Developing programs and curriculum
In many schools, teachers have lost the autonomy to develop programs and curricula. This is a key area, however, for attracting and keeping really good teachers. They want to learn more, they want to make changes from year to year, they enjoy talking about curriculum, and they want personal autonomy in their work. In terms of the overall health of a school, it may be the collaborative efforts at program and curriculum development that have the greatest positive effects. I learned how to teach in a Professional Learning Community. These are internal, and inexpensive to run, and they are the best way to build the professional capacity of a school.
Linking the school to the community
I remember reading about the importance of making schools sites for community engagement when I was a doctoral student. I was doing research on the issue and walking the stacks at the library when I found a pamphlet from 1932 whose title was something like: Schools as Community Centers. It advocated for the use of school buildings as community centers after the hours of instruction. Almost 100 years later, this still sounds like a novel idea. Linking the school to the community makes schools safe places, places that parents and kids can trust. Teachers can and should be part of that transformation, and their work towards it should be recognized and rewarded. Today, much of this work is neither recognized, nor rewarded, and it is done by teacher-volunteers after their contracted hours.

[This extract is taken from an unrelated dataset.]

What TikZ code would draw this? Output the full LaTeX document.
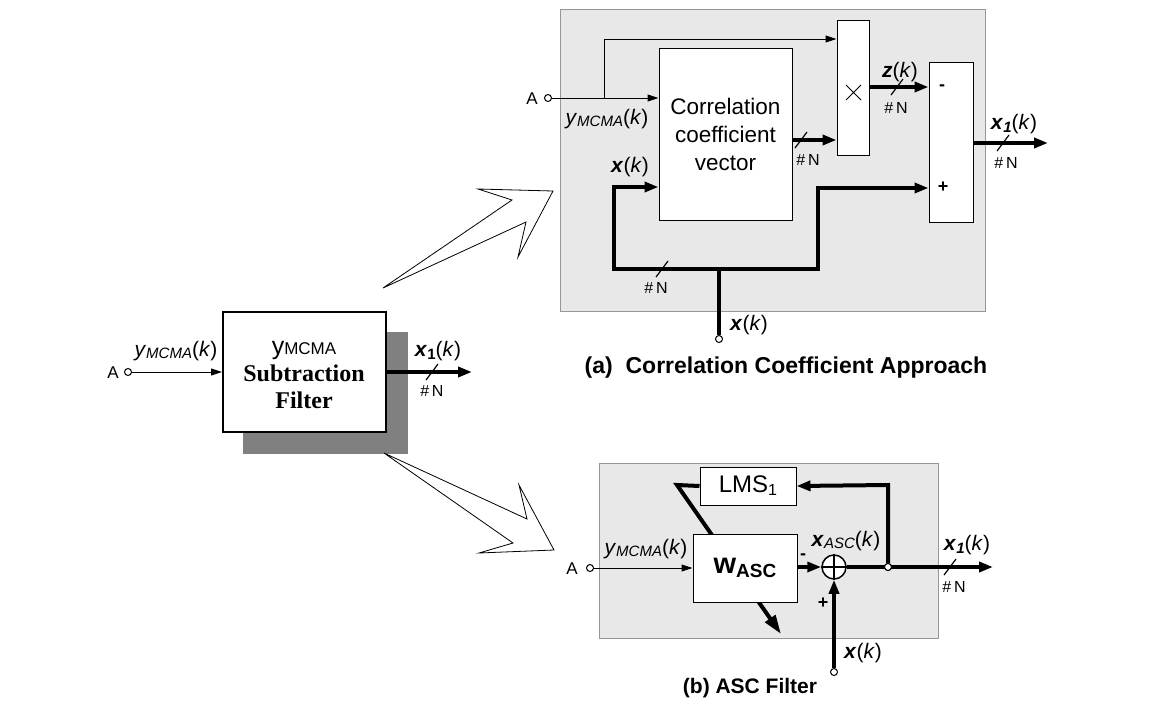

Promoting academic achievement
Everyone wants to promote academic achievement, but few can agree on what that looks like. Standardized tests have been adopted as the measure of academic achievement, despite evidence that the tests currently in use measure a very limited array of student skills and knowledge. In addition, the state-of-the-art in educational measurement is no-where near good enough to significantly widen what is measured. Thus, promotion of academic achievement for the purposes of assigning merit pay should use multiple measures of such achievement. If we want to get serious about “data driven instruction” we will need to have a more nuanced understanding of what test data mean, and more autonomy for teachers in regards to interpreting these data and devising plans to address needs.
Conclusion
We have constructed policies that homogenize education at a mediocre level. These policies may have forced some grossly incompetent teachers to improve, but they have also stymied the efforts of excellent teachers. Dr. Smagorinsky’s proposal addresses this problem in a very smart way. It is focused on making schools places where good teachers are encouraged and rewarded for striving for greatness. As such, I believe it represents a move towards balancing accountability with autonomy, and skepticism with trust.